Neuron-level Balance between Stability and Plasticity in Deep Reinforcement Learning
Jiahua Lan, Sen Zhang, Haixia Pan, Ruijun Liu, Li Shen, Dacheng Tao
TL;DR
The paper tackles the stability-plasticity dilemma in deep reinforcement learning by introducing NBSP, a neuron-level approach that identifies RL skill neurons through a goal-oriented activation score and preserves their prior activations with gradient masking while allowing non-skill neurons to adapt. It combines this with experience replay to reinforce past knowledge, evaluated under cycling task protocols with SAC on Meta-World and Atari benchmarks. Results show NBSP achieves superior stability-plasticity balance, evidenced by higher ASR/AR, lower Forgetting Measure, and strong Forward Transfer, along with comprehensive ablations establishing the contribution of gradient masking, replay, and neuron identification.

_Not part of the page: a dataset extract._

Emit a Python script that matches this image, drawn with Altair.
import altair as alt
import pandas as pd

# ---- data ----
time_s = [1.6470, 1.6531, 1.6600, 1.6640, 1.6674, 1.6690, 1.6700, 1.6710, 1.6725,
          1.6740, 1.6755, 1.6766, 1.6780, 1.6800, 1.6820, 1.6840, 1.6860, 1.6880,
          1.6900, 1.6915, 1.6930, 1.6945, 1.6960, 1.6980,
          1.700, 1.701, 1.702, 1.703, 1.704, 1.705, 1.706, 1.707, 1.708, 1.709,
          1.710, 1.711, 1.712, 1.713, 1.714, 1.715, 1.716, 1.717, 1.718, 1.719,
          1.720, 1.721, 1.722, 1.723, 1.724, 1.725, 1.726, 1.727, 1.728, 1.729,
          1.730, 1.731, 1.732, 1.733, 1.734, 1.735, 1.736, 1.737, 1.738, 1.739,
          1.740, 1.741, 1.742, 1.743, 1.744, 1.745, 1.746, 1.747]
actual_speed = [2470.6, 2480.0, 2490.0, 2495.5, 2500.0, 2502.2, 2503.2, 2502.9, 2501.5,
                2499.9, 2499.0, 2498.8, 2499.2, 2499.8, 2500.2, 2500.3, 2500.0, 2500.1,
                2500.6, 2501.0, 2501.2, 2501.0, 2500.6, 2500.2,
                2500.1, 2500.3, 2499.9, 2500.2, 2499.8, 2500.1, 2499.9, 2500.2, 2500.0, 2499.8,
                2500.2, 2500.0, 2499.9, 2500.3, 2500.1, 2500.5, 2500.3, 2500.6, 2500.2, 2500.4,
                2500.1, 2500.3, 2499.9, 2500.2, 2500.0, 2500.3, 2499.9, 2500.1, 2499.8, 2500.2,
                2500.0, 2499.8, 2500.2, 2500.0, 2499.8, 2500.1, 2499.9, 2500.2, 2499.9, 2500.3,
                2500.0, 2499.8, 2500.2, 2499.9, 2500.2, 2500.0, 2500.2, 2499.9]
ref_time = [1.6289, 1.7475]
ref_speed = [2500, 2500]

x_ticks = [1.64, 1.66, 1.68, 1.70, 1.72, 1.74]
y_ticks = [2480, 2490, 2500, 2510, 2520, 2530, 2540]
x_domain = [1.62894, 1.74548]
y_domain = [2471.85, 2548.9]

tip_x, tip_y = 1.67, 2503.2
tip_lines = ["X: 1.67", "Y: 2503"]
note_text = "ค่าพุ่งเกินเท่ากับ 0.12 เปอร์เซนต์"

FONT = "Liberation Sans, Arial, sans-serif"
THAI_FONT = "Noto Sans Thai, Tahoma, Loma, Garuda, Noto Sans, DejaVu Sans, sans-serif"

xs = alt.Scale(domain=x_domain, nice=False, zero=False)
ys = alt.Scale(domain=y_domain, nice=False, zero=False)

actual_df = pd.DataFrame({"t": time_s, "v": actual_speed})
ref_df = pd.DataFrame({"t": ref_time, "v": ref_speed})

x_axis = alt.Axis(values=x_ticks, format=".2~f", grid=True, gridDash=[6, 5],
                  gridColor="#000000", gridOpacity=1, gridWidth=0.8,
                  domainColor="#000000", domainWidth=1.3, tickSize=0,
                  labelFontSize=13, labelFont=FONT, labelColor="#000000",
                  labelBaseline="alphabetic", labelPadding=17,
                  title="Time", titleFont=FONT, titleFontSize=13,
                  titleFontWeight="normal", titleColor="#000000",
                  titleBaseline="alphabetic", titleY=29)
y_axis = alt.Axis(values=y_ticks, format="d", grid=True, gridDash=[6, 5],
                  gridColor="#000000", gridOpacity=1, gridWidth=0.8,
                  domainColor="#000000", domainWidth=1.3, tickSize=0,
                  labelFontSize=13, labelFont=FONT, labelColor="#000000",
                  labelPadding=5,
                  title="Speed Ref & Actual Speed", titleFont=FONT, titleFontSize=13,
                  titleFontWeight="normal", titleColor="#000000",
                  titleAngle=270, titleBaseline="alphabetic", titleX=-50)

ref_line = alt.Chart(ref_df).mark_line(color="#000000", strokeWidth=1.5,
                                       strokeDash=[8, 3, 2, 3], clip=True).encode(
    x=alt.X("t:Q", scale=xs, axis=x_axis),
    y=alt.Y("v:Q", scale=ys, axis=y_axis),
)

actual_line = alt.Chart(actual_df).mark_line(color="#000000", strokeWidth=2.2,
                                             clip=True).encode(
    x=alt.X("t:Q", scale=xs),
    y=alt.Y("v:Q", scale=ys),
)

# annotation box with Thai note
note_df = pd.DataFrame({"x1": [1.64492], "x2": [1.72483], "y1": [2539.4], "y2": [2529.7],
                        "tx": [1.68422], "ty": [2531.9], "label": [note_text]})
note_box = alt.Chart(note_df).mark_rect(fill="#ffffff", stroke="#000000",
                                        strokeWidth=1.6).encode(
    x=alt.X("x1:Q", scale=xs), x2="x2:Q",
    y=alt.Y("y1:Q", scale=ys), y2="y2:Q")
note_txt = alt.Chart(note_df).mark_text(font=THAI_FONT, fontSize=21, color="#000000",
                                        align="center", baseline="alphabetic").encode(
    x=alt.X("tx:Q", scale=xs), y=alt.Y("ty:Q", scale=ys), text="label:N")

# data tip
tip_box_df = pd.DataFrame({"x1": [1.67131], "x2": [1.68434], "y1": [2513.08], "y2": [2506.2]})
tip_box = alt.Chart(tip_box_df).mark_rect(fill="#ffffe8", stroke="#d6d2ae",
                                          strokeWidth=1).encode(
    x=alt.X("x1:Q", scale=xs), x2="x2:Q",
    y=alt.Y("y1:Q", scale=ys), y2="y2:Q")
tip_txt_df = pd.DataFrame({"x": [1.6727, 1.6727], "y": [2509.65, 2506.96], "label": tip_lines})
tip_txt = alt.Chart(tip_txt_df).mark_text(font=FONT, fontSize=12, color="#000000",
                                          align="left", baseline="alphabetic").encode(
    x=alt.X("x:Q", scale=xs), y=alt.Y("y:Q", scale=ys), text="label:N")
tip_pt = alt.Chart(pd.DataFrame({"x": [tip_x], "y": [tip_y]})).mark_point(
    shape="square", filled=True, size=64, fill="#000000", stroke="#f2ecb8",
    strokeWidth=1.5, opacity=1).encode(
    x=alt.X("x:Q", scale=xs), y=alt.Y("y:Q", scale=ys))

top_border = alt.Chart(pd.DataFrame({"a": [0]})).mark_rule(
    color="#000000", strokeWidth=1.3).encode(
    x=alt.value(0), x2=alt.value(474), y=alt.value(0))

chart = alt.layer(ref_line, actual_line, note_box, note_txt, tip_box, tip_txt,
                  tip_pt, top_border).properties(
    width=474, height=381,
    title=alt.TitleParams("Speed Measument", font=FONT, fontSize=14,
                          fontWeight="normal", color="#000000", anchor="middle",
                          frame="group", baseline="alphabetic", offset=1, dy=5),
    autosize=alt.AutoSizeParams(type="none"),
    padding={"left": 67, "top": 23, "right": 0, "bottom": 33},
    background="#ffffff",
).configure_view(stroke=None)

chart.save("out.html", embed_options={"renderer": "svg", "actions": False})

The work advances continual DRL by revealing the importance of neuron-level control and offers directions for model distillation and extensions to other learning paradigms.
Abstract
In contrast to the human ability to continuously acquire knowledge, agents struggle with the stability-plasticity dilemma in deep reinforcement learning (DRL), which refers to the trade-off between retaining existing skills (stability) and learning new knowledge (plasticity). Current methods focus on balancing these two aspects at the network level, lacking sufficient differentiation and fine-grained control of individual neurons. To overcome this limitation, we propose Neuron-level Balance between Stability and Plasticity (NBSP) method, by taking inspiration from the observation that specific neurons are strongly relevant to task-relevant skills. Specifically, NBSP first (1) defines and identifies RL skill neurons that are crucial for knowledge retention through a goal-oriented method, and then (2) introduces a framework by employing gradient masking and experience replay techniques targeting these neurons to preserve the encoded existing skills while enabling adaptation to new tasks. Numerous experimental results on the Meta-World and Atari benchmarks demonstrate that NBSP significantly outperforms existing approaches in balancing stability and plasticity.